Capturing text spans¶
Sometimes you want to know exactly which lines from the report led the model to assign a particular value to a given report's field.
For example, say we asked the model to identify whether the deceased is a child and the model outputs True
for a particular report, we might want to know whether this was because age is explicitly recorded (e.g. "The deceased was aged 16") or implied based on context (e.g. "The deceased was being seen by CAMHS prior to their death").
Extractor
can add these quotations (or 'spans') automatically. This is...
- Great for performance, because we're instructing the model to identify evidence for a feature value before it is assigned, reducing the risk of false positives.
- Great for human verification, because we can easily verify whether the model's evidence matches its assignment for each report.
Include spans¶
.extract_features()
accepts a produce_spans
flag. When enabled, a new column starting with spans_
is created for every feature.
For example, in our above example where we extract feature "child", a separate column called "spans_child" will be created. Each spans_
column contains verbatim snippets from the report which justify the extracted value.
class ChildID(BaseModel):
child: bool = Field(..., description="Whether the deceased is a child (under 18)")
result = extractor.extract_features(
feature_model=ChildID,
produce_spans=True,
)
result
The quotes returned in the spans are kept as short as possible but should always match the original text verbatim.
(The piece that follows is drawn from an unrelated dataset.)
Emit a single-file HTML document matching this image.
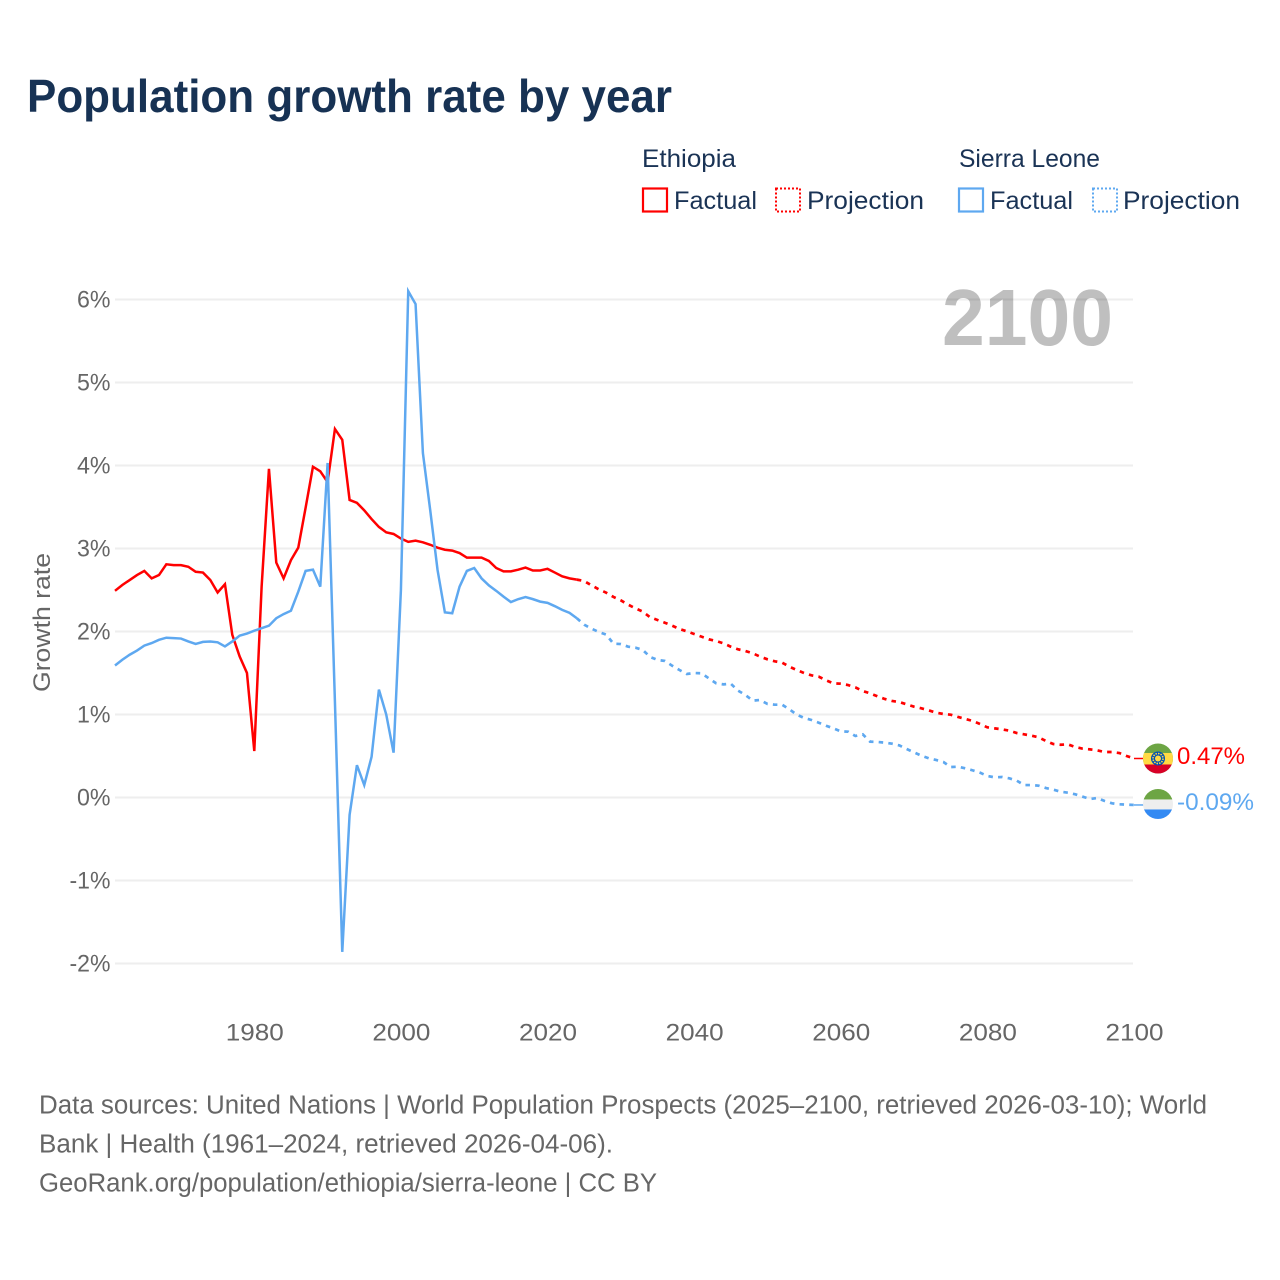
<!DOCTYPE html>
<html lang="en">
<head>
<meta charset="utf-8">
<title>Population growth rate by year</title>
<style>
  html, body { margin: 0; padding: 0; background: #fff; }
  svg { display: block; font-family: "Liberation Sans", sans-serif; }
</style>
</head>
<body>
<svg id="chart" xmlns="http://www.w3.org/2000/svg" width="1280" height="1280" viewBox="0 0 1280 1280">
  <rect width="1280" height="1280" fill="#ffffff"/>
  <text x="27" y="112" font-size="46" font-weight="700" fill="#173254" textLength="645" lengthAdjust="spacingAndGlyphs">Population growth rate by year</text>

  <g font-size="25" fill="#1a3355">
    <text x="642" y="167" textLength="94" lengthAdjust="spacingAndGlyphs">Ethiopia</text>
    <text x="959" y="167" textLength="141" lengthAdjust="spacingAndGlyphs">Sierra Leone</text>
    <rect x="643" y="188.5" width="24" height="23" fill="none" stroke="#ff0000" stroke-width="2.2"/>
    <text x="674" y="209" textLength="83" lengthAdjust="spacingAndGlyphs">Factual</text>
    <rect x="776" y="188.5" width="24" height="23" fill="none" stroke="#ff0000" stroke-width="2" stroke-dasharray="2 2"/>
    <text x="807" y="209" textLength="117" lengthAdjust="spacingAndGlyphs">Projection</text>
    <rect x="959" y="188.5" width="24" height="23" fill="none" stroke="#5ea8f0" stroke-width="2.2"/>
    <text x="990" y="209" textLength="83" lengthAdjust="spacingAndGlyphs">Factual</text>
    <rect x="1093" y="188.5" width="24" height="23" fill="none" stroke="#5ea8f0" stroke-width="2" stroke-dasharray="2 2"/>
    <text x="1123" y="209" textLength="117" lengthAdjust="spacingAndGlyphs">Projection</text>
  </g>

  <g id="grid"></g>
  <g id="yticks"></g>
  <g id="xticks"></g>
  <text transform="translate(50,622.5) rotate(-90)" text-anchor="middle" font-size="24" fill="#666666" textLength="139" lengthAdjust="spacingAndGlyphs">Growth rate</text>

  <text x="942" y="345" font-size="80" font-weight="700" fill="#000000" fill-opacity="0.25" textLength="171" lengthAdjust="spacingAndGlyphs">2100</text>

  <g id="series"></g>

  <defs>
    <clipPath id="flag-clip"><circle cx="0" cy="0" r="15"/></clipPath>
  </defs>
  <g id="flag-ethiopia">
    <g clip-path="url(#flag-clip)">
      <rect x="-15" y="-15" width="30" height="30" fill="#6da544"/>
      <rect x="-15" y="-5.5" width="30" height="11.5" fill="#ffda44"/>
      <rect x="-15" y="6" width="30" height="9" fill="#d80027"/>
      <circle cx="0" cy="0" r="7" fill="#0052b4"/>
      <circle cx="0" cy="0" r="3" fill="#ffda44"/>
      <circle cx="0" cy="0" r="5" fill="none" stroke="#ffda44" stroke-width="1.6" stroke-dasharray="1.5 1.1"/>
    </g>
  </g>
  <g id="flag-sierra">
    <g clip-path="url(#flag-clip)">
      <rect x="-15" y="-15" width="30" height="10.5" fill="#6da544"/>
      <rect x="-15" y="-4.5" width="30" height="10" fill="#eeeeee"/>
      <rect x="-15" y="5.5" width="30" height="9.5" fill="#338af3"/>
    </g>
  </g>
  <g id="end-labels"></g>

  <g font-size="25.5" fill="#666666">
    <text x="39" y="1113.5" textLength="1168" lengthAdjust="spacingAndGlyphs">Data sources: United Nations | World Population Prospects (2025–2100, retrieved 2026-03-10); World</text>
    <text x="39" y="1152.5" textLength="574" lengthAdjust="spacingAndGlyphs">Bank | Health (1961–2024, retrieved 2026-04-06).</text>
    <text x="39" y="1191.5" textLength="618" lengthAdjust="spacingAndGlyphs">GeoRank.org/population/ethiopia/sierra-leone | CC BY</text>
  </g>
</svg>

<script>
// Chart data (percent per year)
const factualStartYear = 1961;
const projectionStartYear = 2025;
const xTickYears = [1980, 2000, 2020, 2040, 2060, 2080, 2100];
const yTickValues = [6, 5, 4, 3, 2, 1, 0, -1, -2];
const yTickLabels = ["6%", "5%", "4%", "3%", "2%", "1%", "0%", "-1%", "-2%"];

const ethiopiaFactual = [
  2.49, 2.56, 2.62, 2.68, 2.73, 2.64, 2.68, 2.81, 2.80, 2.80,
  2.78, 2.72, 2.71, 2.62, 2.47, 2.57, 1.96, 1.70, 1.50, 0.56,
  2.54, 3.96, 2.83, 2.64, 2.86, 3.01, 3.49, 3.985, 3.93, 3.80,
  4.44, 4.31, 3.585, 3.55, 3.46, 3.355, 3.26, 3.195, 3.175, 3.12,
  3.08, 3.095, 3.075, 3.045, 3.01, 2.985, 2.975, 2.945, 2.89, 2.89,
  2.89, 2.85, 2.765, 2.725, 2.725, 2.745, 2.77, 2.735, 2.735, 2.755,
  2.71, 2.665, 2.64, 2.625
];
const sierraFactual = [
  1.59, 1.66, 1.72, 1.77, 1.83, 1.86, 1.90, 1.925, 1.92, 1.915,
  1.88, 1.85, 1.875, 1.88, 1.87, 1.82, 1.88, 1.95, 1.975, 2.01,
  2.04, 2.07, 2.16, 2.21, 2.25, 2.48, 2.73, 2.745, 2.54, 4.03,
  1.15, -1.86, -0.21, 0.39, 0.15, 0.49, 1.30, 1.00, 0.54, 2.50,
  6.10, 5.945, 4.15, 3.46, 2.74, 2.23, 2.22, 2.54, 2.73, 2.765,
  2.64, 2.555, 2.49, 2.42, 2.355, 2.39, 2.415, 2.39, 2.36, 2.345,
  2.305, 2.26, 2.225, 2.16
];
const ethiopiaProjection = [
  2.608, 2.556, 2.508, 2.468, 2.416, 2.375, 2.323, 2.279, 2.239, 2.171,
  2.139, 2.106, 2.070, 2.030, 2.002, 1.970, 1.938, 1.906, 1.886, 1.857,
  1.817, 1.785, 1.765, 1.737, 1.697, 1.665, 1.641, 1.625, 1.576, 1.536,
  1.500, 1.472, 1.456, 1.412, 1.375, 1.371, 1.355, 1.327, 1.283, 1.255,
  1.219, 1.187, 1.163, 1.150, 1.122, 1.094, 1.074, 1.050, 1.022, 1.006,
  0.998, 0.970, 0.946, 0.922, 0.885, 0.845, 0.833, 0.821, 0.805, 0.777,
  0.761, 0.745, 0.725, 0.681, 0.644, 0.636, 0.640, 0.608, 0.588, 0.580,
  0.568, 0.548, 0.548, 0.536, 0.500, 0.47
];
const sierraProjection = [
  2.082, 2.034, 1.994, 1.962, 1.853, 1.849, 1.817, 1.805, 1.777, 1.693,
  1.657, 1.645, 1.588, 1.536, 1.488, 1.500, 1.496, 1.436, 1.376, 1.363,
  1.371, 1.287, 1.235, 1.167, 1.175, 1.127, 1.118, 1.118, 1.062, 0.998,
  0.958, 0.934, 0.901, 0.865, 0.833, 0.797, 0.793, 0.741, 0.761, 0.673,
  0.669, 0.661, 0.648, 0.628, 0.584, 0.544, 0.504, 0.472, 0.452, 0.428,
  0.367, 0.371, 0.351, 0.327, 0.299, 0.259, 0.243, 0.247, 0.231, 0.203,
  0.150, 0.150, 0.142, 0.114, 0.094, 0.070, 0.058, 0.038, 0.010, -0.018,
  -0.006, -0.042, -0.070, -0.082, -0.086, -0.09
];
const ethiopiaEndLabel = "0.47%";
const sierraEndLabel = "-0.09%";

// Axis functions
function xScale(year) { return 115 + (year - 1961) * (1134 - 115) / (2100 - 1961); }
function yScale(value) { return 797.5 - value * 83; }

const NS = "http://www.w3.org/2000/svg";
function make(tag, attrs, parent) {
  const el = document.createElementNS(NS, tag);
  for (const k in attrs) el.setAttribute(k, attrs[k]);
  parent.appendChild(el);
  return el;
}

const gridGroup = document.getElementById("grid");
const yTickGroup = document.getElementById("yticks");
const xTickGroup = document.getElementById("xticks");
const seriesGroup = document.getElementById("series");
const endGroup = document.getElementById("end-labels");

yTickValues.forEach(function (v, i) {
  const line = make("line", { x1: 115, x2: 1133, y1: yScale(v), y2: yScale(v), stroke: "#eeeeee", "stroke-width": 2 }, gridGroup);
  
  
  const label = make("text", { x: 110.5, y: yScale(v) + 8, "text-anchor": "end", "font-size": 24, fill: "#666666", textLength: v < 0 ? 41 : 33.5, lengthAdjust: "spacingAndGlyphs" }, yTickGroup);
  label.textContent = yTickLabels[i];
  
  
});

xTickYears.forEach(function (yr) {
  const label = make("text", { x: xScale(yr) + 0.5, y: 1040.5, "text-anchor": "middle", "font-size": 24, fill: "#666666", textLength: 58, lengthAdjust: "spacingAndGlyphs" }, xTickGroup);
  label.textContent = String(yr);
  
  
});

function pathFrom(startYear, values) {
  return values.map(function (v, i) {
    return (i ? "L" : "M") + xScale(startYear + i).toFixed(2) + " " + yScale(v).toFixed(2);
  }).join(" ");
}

function drawFactual(values, color) {
  const p = make("path", { d: pathFrom(factualStartYear, values), fill: "none", stroke: color, "stroke-width": 2.5, "stroke-linejoin": "miter" }, seriesGroup);
  return p;
}
function drawProjection(lastFactual, values, color) {
  const all = [lastFactual].concat(values);
  const p = make("path", { d: pathFrom(projectionStartYear - 1, all), fill: "none", stroke: color, "stroke-width": 2.7, "stroke-dasharray": "4.5 5.2" }, seriesGroup);
  return p;
}
function drawConnector(value, color) {
  const y = yScale(value);
  const p = make("line", { x1: xScale(2100), x2: 1144, y1: y, y2: y, stroke: color, "stroke-width": 1.5 }, seriesGroup);
  return p;
}

const redColor = "#ff0000";
const blueColor = "#5ea8f0";

const ethFactualLine = drawFactual(ethiopiaFactual, redColor);


const ethProjectionLine = drawProjection(ethiopiaFactual[ethiopiaFactual.length - 1], ethiopiaProjection, redColor);


const sieFactualLine = drawFactual(sierraFactual, blueColor);


const sieProjectionLine = drawProjection(sierraFactual[sierraFactual.length - 1], sierraProjection, blueColor);



const ethLast = ethiopiaProjection[ethiopiaProjection.length - 1];
const sieLast = sierraProjection[sierraProjection.length - 1];

const ethConnector = drawConnector(ethLast, redColor);


const sieConnector = drawConnector(sieLast, blueColor);



document.getElementById("flag-ethiopia").setAttribute("transform", "translate(1158," + yScale(ethLast) + ")");
document.getElementById("flag-sierra").setAttribute("transform", "translate(1158," + (yScale(sieLast) - 1) + ")");

const ethLabel = make("text", { x: 1177, y: yScale(ethLast) + 5.5, "font-size": 24, fill: redColor, textLength: 68, lengthAdjust: "spacingAndGlyphs" }, endGroup);
ethLabel.textContent = ethiopiaEndLabel;


const sieLabel = make("text", { x: 1177, y: yScale(sieLast) + 5, "font-size": 24, fill: blueColor, textLength: 77, lengthAdjust: "spacingAndGlyphs" }, endGroup);
sieLabel.textContent = sierraEndLabel;


</script>
</body>
</html>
Multiple snippets are separated with semicolons.
Include & drop spans¶
If you're not interested in verifying the output, you might want to remove the identified spans from the returned DataFrame after extraction. Set drop_spans=True
to remove all spans_
columns.
As mentioned before, producing but later dropping spans is still likely to improve performance, because you're forcing the model to generate evidence as part of its internal workings out.